All men have a natural and indefeasible right to
worship God according to the dictates of their own consciences ...
Members of the Legislature ... shall take the following oath ... So Help Me God ...
Every citizen shall have
the right to keep and bears arms in the lawful defense of himself or the State."
In 1846,
Sam Houston became the first U.S. Senator from Texas, and in 1859 he was elected Governor.
Sam Houston was the only person to have been "elected" the governor of two different States.
In 1838, he received word that his Cherokee wife, Tiana, had died.
In 1840, at the age of 47, Sam Houston married 21-year-old
Margaret Moffette Lea of Alabama, and together they had eight children.
Margaret, with the help of her Baptist pastor
George Washington Baines, Sr., the great-grandfather of Lyndon Baines Johnson, convinced
Sam Houston to be baptized as a
Baptist in Little Rocky Creek on November 19, 1854.
Governor
Sam Houston wanted to keep Texas out of the
Civil War, stating:
"I love Texas too well to bring civil strife and bloodshed upon her.

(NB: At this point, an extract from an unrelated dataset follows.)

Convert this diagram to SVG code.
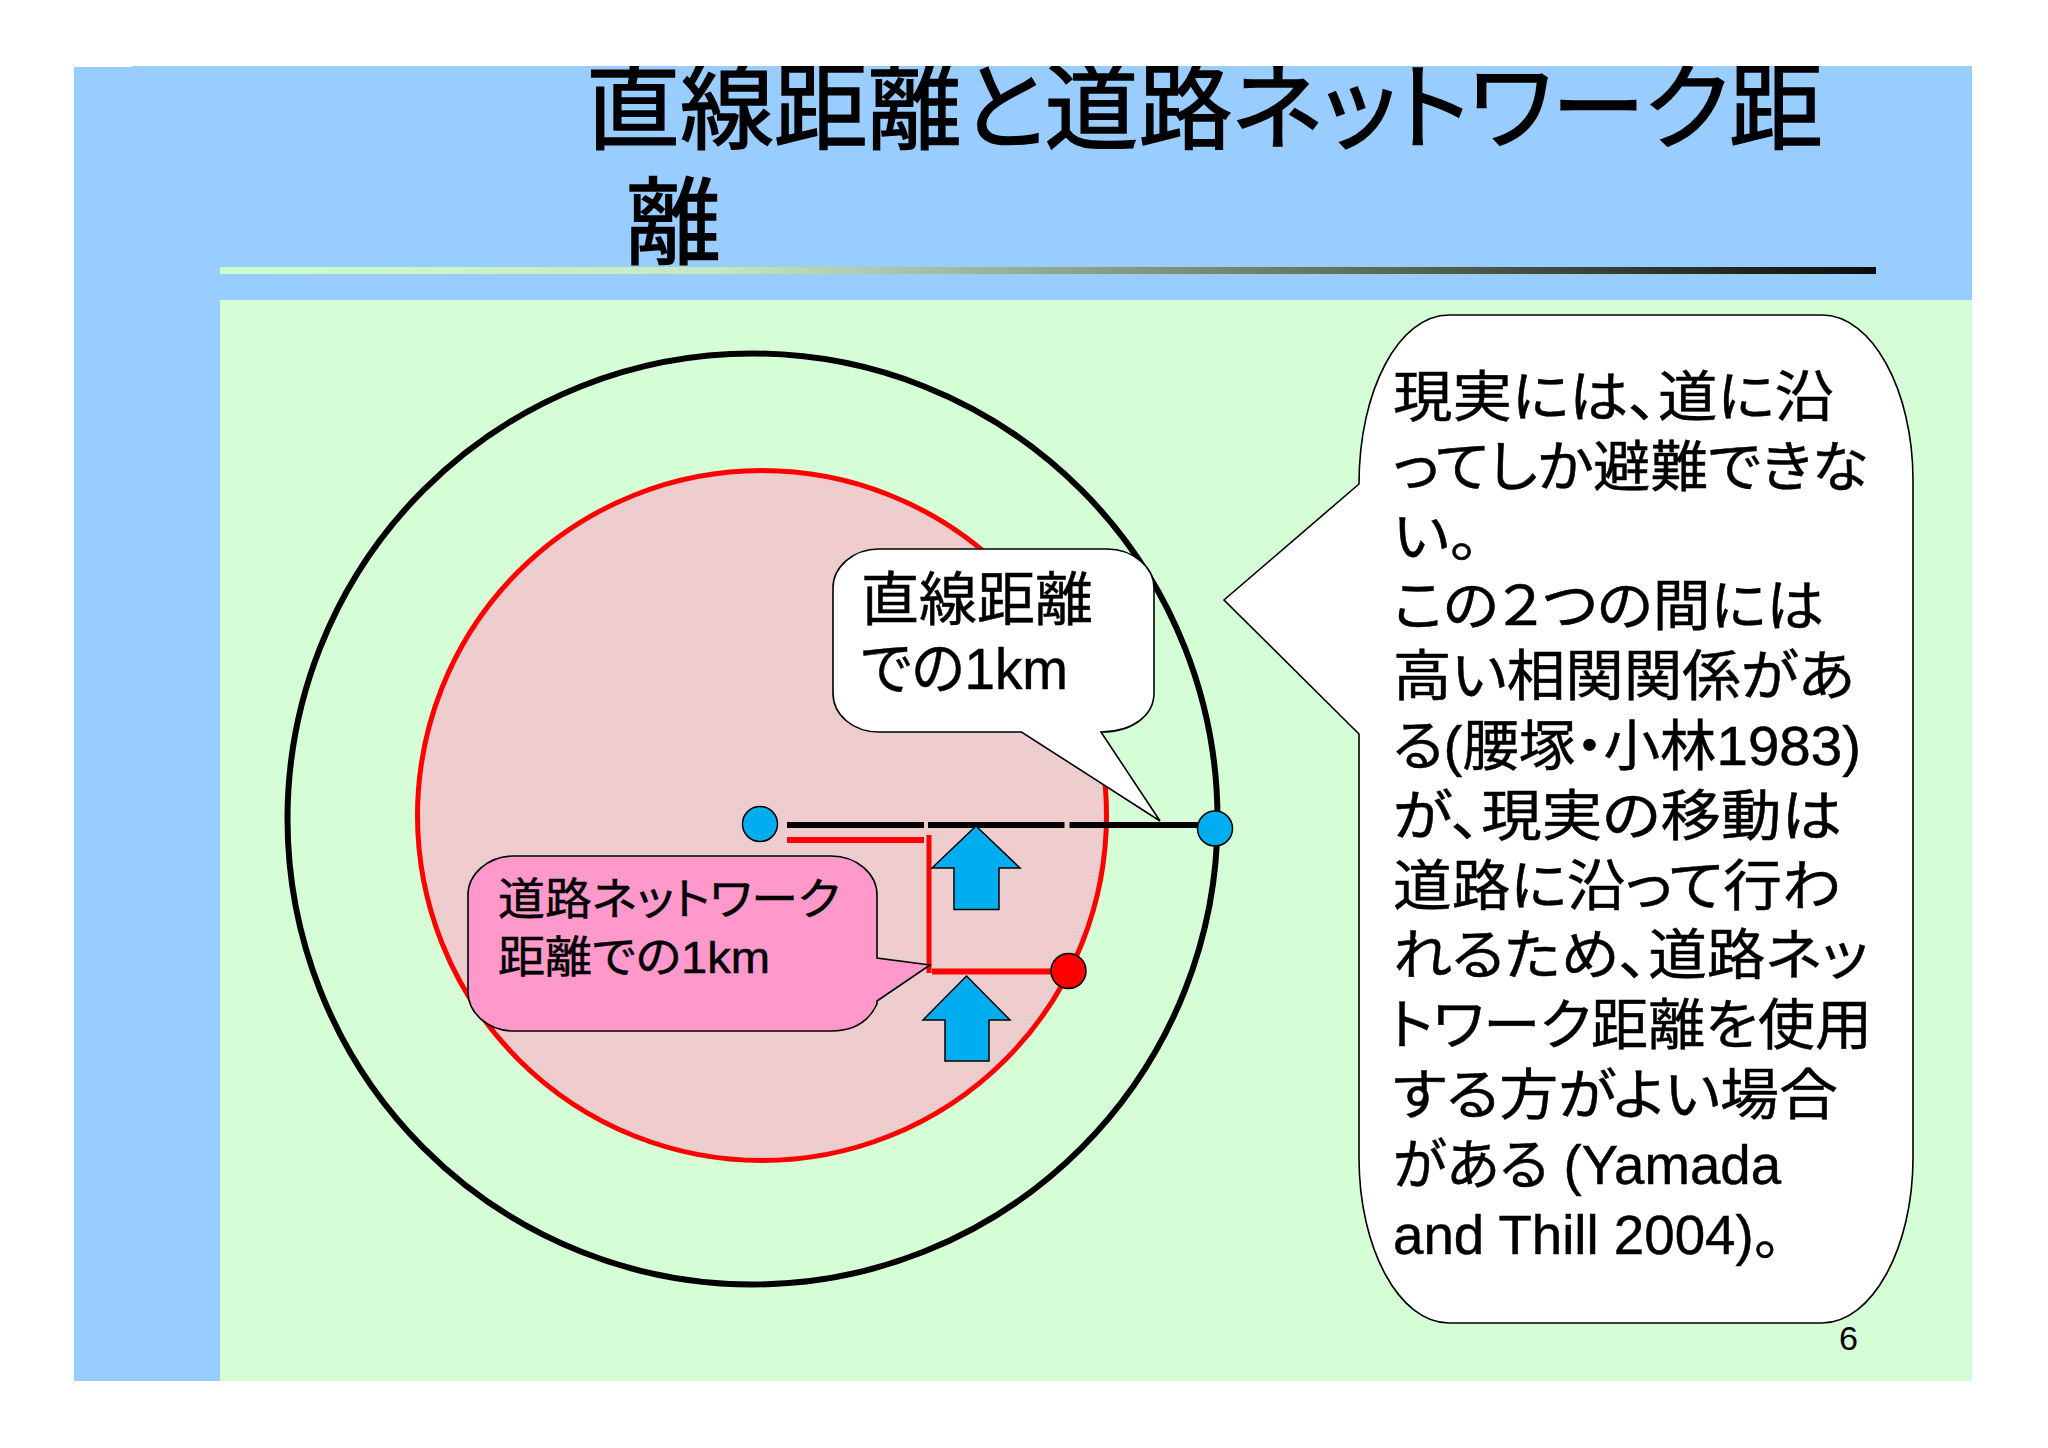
<svg xmlns="http://www.w3.org/2000/svg" width="2048" height="1448" viewBox="0 0 2048 1448">
<style>
text{font-family:"Liberation Sans","Noto Sans CJK JP",sans-serif;fill:#000;font-feature-settings:"palt"}
.jp{font-size:55px;stroke:#000;stroke-width:.5px}
.lab{font-size:58px;stroke:#000;stroke-width:.5px}
.pink{font-size:44px;stroke:#000;stroke-width:.5px}
.ttl{font-size:95px;stroke:#000;stroke-width:1.5px}
.call{stroke:#000;stroke-width:1.6;stroke-linejoin:miter}
.dot{stroke:#000;stroke-width:1.5}
.arr{fill:#00AEEF;stroke:#000;stroke-width:1.5}
.blk{stroke:#000;stroke-width:6;fill:none}
.red{stroke:#F00;stroke-width:6;fill:none}
</style>
<defs>
<linearGradient id="rule" x1="0" x2="1" y1="0" y2="0"><stop offset="0" stop-color="#CCFFCC"/><stop offset="0.3" stop-color="#C4E8C0"/><stop offset="1" stop-color="#0C0C0C"/></linearGradient>
<pattern id="stripes" width="8" height="4" patternUnits="userSpaceOnUse"><rect width="8" height="4" fill="#F4C8CE"/><rect y="2" width="8" height="1" fill="#D6DCC8"/></pattern>
<clipPath id="slideClip"><rect x="74" y="66" width="1898" height="1315"/></clipPath>
</defs>
<rect width="2048" height="1448" fill="#fff"/>
<g id="background">
<rect x="74" y="67" width="1898" height="1314" fill="#99CCFF"/>
<rect x="132" y="66" width="1840" height="2" fill="#99CCFF"/>
<rect x="220" y="300" width="1752" height="1081" fill="#D6FED6"/>
<rect x="220" y="267" width="1656" height="7" fill="url(#rule)"/>
</g>
<g id="title" clip-path="url(#slideClip)">
<text class="ttl" x="586" y="142" textLength="1237" lengthAdjust="spacingAndGlyphs">直線距離と道路ネットワーク距</text>
<text class="ttl" x="626" y="257">離</text>
</g>
<g id="outer-circle"><ellipse cx="752.5" cy="819" rx="465" ry="465.5" fill="none" stroke="#000" stroke-width="6"/></g>
<g id="red-circle"><ellipse cx="762" cy="815.5" rx="344.5" ry="345" fill="url(#stripes)" stroke="#F00" stroke-width="5"/></g>
<g id="connectors">
<path class="blk" d="M787 825H924M928 825H1064.5M1069.5 825H1200"/>
<path class="red" d="M787 840H924"/>
<path class="red" d="M929 835V973" style="stroke-width:5"/>
<path class="red" d="M932 971.5H1052"/>
</g>
<g id="dot-start"><ellipse class="dot" cx="760" cy="824" rx="17.5" ry="17.5" fill="#00AEEF"/></g>
<g id="dot-end"><ellipse class="dot" cx="1215" cy="828.5" rx="17.5" ry="17.5" fill="#00AEEF"/></g>
<g id="dot-red"><ellipse class="dot" cx="1068.5" cy="971" rx="17.5" ry="17.5" fill="#F00"/></g>
<g id="arrow-1"><path class="arr" d="M976 826L1020 868H999V909.5H954V868H932Z"/></g>
<g id="arrow-2"><path class="arr" d="M966.5 976L1010 1020H989V1061H945V1020H923Z"/></g>
<g id="callout-line">
<path class="call" fill="#fff" d="M879 549H1107C1133 549 1154 567 1154 588V693C1154 715 1133 732 1101 732L1160 821L1021.5 732H879C853 732 833 715 833 693V588C833 567 853 549 879 549Z"/>
<text class="lab" x="861" y="620" textLength="232" lengthAdjust="spacingAndGlyphs">直線距離</text>
<text class="lab" x="861" y="689" textLength="207" lengthAdjust="spacingAndGlyphs">での1km</text>
</g>
<g id="callout-road">
<path class="call" fill="#FF99CC" d="M514 856H831C857 856 877 874 877 895V958L930 965L877 1001V1004C870 1019 857 1031 831 1031H514C488 1031 468 1013 468 992V895C468 874 488 856 514 856Z"/>
<text class="pink" x="498" y="915" textLength="342" lengthAdjust="spacingAndGlyphs">道路ネットワーク</text>
<text class="pink" x="498" y="973" textLength="272" lengthAdjust="spacingAndGlyphs">距離での1km</text>
</g>
<g id="callout-main">
<path class="call" fill="#fff" d="M1449 315H1822C1872 315 1913 390 1913 480V1158C1913 1248 1872 1323 1822 1323H1449C1399 1323 1359 1248 1359 1158V734L1224 600L1359 484C1359 390 1399 315 1449 315Z"/>
<text class="jp" x="1393" y="416" textLength="441" lengthAdjust="spacingAndGlyphs">現実には、道に沿</text>
<text class="jp" x="1393" y="486" textLength="475" lengthAdjust="spacingAndGlyphs">ってしか避難できな</text>
<text class="jp" x="1393" y="556" textLength="86" lengthAdjust="spacingAndGlyphs">い。</text>
<text class="jp" x="1393" y="625" textLength="431" lengthAdjust="spacingAndGlyphs">この２つの間には</text>
<text class="jp" x="1393" y="695" textLength="462" lengthAdjust="spacingAndGlyphs">高い相関関係があ</text>
<text class="jp" x="1393" y="765" textLength="468" lengthAdjust="spacingAndGlyphs">る(腰塚・小林1983)</text>
<text class="jp" x="1393" y="835" textLength="449" lengthAdjust="spacingAndGlyphs">が、現実の移動は</text>
<text class="jp" x="1393" y="905" textLength="448" lengthAdjust="spacingAndGlyphs">道路に沿って行わ</text>
<text class="jp" x="1393" y="974" textLength="475" lengthAdjust="spacingAndGlyphs">れるため、道路ネッ</text>
<text class="jp" x="1389" y="1044" textLength="483" lengthAdjust="spacingAndGlyphs">トワーク距離を使用</text>
<text class="jp" x="1393" y="1114" textLength="445" lengthAdjust="spacingAndGlyphs">する方がよい場合</text>
<text class="jp" x="1393" y="1184" textLength="388" lengthAdjust="spacingAndGlyphs">がある (Yamada</text>
<text class="jp" x="1393" y="1254" textLength="388" lengthAdjust="spacingAndGlyphs">and Thill 2004)。</text>
</g>
<g id="page-number"><text x="1839" y="1350" font-size="34" textLength="19" lengthAdjust="spacingAndGlyphs">6</text></g>
</svg>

To avert this calamity, I shall make no endeavor to maintain my authority as Chief Executive of this State, except by the peaceful exercise of my functions."
When
he refused to join the Confederacy, he was removed from office on March 16, 1861.

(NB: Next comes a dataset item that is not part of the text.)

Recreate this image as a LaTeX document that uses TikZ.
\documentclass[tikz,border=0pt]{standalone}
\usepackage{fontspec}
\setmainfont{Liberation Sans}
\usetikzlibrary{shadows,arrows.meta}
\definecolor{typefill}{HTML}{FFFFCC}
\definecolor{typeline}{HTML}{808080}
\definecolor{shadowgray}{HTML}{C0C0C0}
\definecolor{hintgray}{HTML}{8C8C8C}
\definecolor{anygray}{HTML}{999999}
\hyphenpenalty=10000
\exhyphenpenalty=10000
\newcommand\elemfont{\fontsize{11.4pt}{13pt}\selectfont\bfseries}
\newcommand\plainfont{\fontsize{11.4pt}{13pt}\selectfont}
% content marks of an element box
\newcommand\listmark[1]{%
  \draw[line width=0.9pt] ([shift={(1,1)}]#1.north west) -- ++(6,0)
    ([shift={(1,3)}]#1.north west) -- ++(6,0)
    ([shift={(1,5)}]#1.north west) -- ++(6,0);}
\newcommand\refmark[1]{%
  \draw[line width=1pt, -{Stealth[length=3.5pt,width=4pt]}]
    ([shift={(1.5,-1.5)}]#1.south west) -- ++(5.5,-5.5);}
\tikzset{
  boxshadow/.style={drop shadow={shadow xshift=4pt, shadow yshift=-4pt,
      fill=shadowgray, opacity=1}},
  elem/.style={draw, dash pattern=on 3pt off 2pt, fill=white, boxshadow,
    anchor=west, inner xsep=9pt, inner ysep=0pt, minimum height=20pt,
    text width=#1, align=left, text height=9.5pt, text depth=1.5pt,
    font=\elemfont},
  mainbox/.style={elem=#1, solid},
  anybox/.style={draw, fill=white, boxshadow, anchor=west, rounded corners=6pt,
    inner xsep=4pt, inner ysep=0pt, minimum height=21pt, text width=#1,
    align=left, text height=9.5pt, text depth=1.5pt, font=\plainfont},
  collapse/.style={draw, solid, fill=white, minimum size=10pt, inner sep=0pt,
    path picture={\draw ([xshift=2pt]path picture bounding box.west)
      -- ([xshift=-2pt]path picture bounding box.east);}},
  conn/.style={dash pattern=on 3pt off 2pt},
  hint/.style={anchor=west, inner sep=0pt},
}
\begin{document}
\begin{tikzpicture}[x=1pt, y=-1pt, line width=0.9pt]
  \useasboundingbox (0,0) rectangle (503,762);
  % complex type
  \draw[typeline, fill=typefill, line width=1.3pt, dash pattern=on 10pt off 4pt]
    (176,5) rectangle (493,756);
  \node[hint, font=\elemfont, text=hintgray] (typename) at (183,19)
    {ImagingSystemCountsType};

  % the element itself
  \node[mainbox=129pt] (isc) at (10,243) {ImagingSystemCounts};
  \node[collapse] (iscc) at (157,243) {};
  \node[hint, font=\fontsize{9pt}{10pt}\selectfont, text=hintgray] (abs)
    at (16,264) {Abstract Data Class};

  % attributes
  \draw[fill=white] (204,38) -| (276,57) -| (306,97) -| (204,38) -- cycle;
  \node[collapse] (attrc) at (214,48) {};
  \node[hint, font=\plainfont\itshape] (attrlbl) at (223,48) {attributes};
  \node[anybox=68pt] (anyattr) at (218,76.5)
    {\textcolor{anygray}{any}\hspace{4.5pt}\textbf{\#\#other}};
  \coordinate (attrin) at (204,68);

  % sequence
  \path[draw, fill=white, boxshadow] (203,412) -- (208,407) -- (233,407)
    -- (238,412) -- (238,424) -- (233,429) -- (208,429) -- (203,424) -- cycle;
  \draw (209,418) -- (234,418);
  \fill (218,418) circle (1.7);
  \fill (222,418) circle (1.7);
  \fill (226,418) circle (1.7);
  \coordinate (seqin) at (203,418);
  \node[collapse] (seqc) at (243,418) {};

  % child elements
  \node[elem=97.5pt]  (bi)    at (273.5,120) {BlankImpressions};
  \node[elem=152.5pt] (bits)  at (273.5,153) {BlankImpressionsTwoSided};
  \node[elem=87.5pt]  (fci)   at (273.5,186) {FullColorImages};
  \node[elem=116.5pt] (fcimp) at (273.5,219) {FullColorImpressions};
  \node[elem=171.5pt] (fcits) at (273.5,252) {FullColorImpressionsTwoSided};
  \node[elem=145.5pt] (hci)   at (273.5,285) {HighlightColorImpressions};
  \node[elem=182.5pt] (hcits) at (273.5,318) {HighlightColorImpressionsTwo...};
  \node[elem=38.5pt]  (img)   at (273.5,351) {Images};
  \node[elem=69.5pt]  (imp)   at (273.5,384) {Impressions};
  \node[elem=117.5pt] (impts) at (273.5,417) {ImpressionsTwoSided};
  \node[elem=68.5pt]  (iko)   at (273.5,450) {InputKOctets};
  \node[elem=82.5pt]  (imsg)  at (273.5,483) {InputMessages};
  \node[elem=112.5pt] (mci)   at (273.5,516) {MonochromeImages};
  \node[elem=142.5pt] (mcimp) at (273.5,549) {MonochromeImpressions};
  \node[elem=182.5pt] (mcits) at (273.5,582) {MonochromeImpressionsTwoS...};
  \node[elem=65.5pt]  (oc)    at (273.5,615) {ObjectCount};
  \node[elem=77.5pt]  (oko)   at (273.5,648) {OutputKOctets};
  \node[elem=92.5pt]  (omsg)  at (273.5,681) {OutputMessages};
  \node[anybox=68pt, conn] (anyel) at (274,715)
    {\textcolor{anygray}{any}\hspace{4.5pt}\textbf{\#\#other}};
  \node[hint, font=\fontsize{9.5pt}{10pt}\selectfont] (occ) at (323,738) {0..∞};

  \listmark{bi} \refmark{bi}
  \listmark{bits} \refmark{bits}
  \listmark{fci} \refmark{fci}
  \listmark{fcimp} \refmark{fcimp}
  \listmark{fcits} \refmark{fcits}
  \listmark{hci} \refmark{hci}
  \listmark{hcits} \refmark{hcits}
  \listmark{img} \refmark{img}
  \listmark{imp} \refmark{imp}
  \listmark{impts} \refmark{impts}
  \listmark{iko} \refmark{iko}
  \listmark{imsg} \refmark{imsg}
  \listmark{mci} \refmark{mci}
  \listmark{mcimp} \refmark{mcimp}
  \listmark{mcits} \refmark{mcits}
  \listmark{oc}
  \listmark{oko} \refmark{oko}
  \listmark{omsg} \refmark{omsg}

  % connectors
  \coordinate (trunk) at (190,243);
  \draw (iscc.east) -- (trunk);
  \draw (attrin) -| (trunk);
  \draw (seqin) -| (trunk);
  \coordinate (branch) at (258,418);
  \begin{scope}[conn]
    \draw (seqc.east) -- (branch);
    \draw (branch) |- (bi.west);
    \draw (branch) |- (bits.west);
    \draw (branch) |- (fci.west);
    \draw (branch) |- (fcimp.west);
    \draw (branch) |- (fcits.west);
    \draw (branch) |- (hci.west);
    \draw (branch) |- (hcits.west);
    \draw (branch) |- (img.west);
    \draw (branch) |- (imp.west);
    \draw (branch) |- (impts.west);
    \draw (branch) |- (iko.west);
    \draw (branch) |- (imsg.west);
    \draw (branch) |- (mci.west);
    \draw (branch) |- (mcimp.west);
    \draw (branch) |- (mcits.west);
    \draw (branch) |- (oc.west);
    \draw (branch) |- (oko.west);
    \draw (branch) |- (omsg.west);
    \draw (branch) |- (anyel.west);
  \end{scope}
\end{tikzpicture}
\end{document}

President Lincoln, through Union Col. Frederick W. Lander, offered
Sam Houston 50,000 Union troops to prevent Texas from joining the Confederacy.
Houston refused, stating: "Allow me to most respectfully decline any such assistance of the United States Government."
When asked why he did not join the Confederacy,
Houston told a crowd outside his Galveston hotel window, April 19, 1861:
"Let me tell you what is coming. After the sacrifice of countless millions of treasure and hundreds of thousands of lives, you may win Southern independence if God be not against you, but I doubt it.
I tell you that, while I believe with you in the doctrine of states rights, the North is determined to preserve this Union. They are not a fiery, impulsive people as you are, for they live in colder climates.
But when they begin to move in a given direction, they move with the steady momentum and perseverance of a mighty avalanche; and what I fear is, they will overwhelm the South."
The city of
Houston, Texas, the 4th largest city in the United States, is named for
Sam Houston.
Also named for him are:
a university;
a U.S. Army base;
five U.S. naval vessels;
a national forest;
a historical park,
a memorial museum,
an elementary school in Lebanon, TN;
a prominent roadside statue outside of Huntsville.
In defense of rights of conscience, Democrat Presidential Candidate
John F. Kennedy addressed the
Houston Ministerial Association, September 12, 1960:
"I believe in an America ... where religious liberty is so indivisible that an act against one church is treated as an act against all.
For, while this year it may be a Catholic against whom the finger of suspicion is pointed, in other years it has been, and may someday be again, a Jew - or a Quaker - or a Unitarian - or a Baptist.
It was Virginia's harassment of Baptist preachers ... that led to Jefferson's statute of religious freedom ...
I believe in an America ... where all men and all churches are treated as equal ...
I would not look with favor upon a President working to subvert the First Amendment's guarantees of
religious liberty."
Religious liberty has it roots in the Judeo-Christian belief that men are created equal in God's image, as
Franklin Roosevelt stated, January 6, 1942:
"We are inspired by a faith that goes back through all the years to the first chapter of the Book of Genesis: 'God created man in His own image.'"
Religious liberty includes "freedom of conscience," based on the concept that God is love and that He desires men and women to love Him back, "love the Lord your God with all your heart, soul, strength and mind."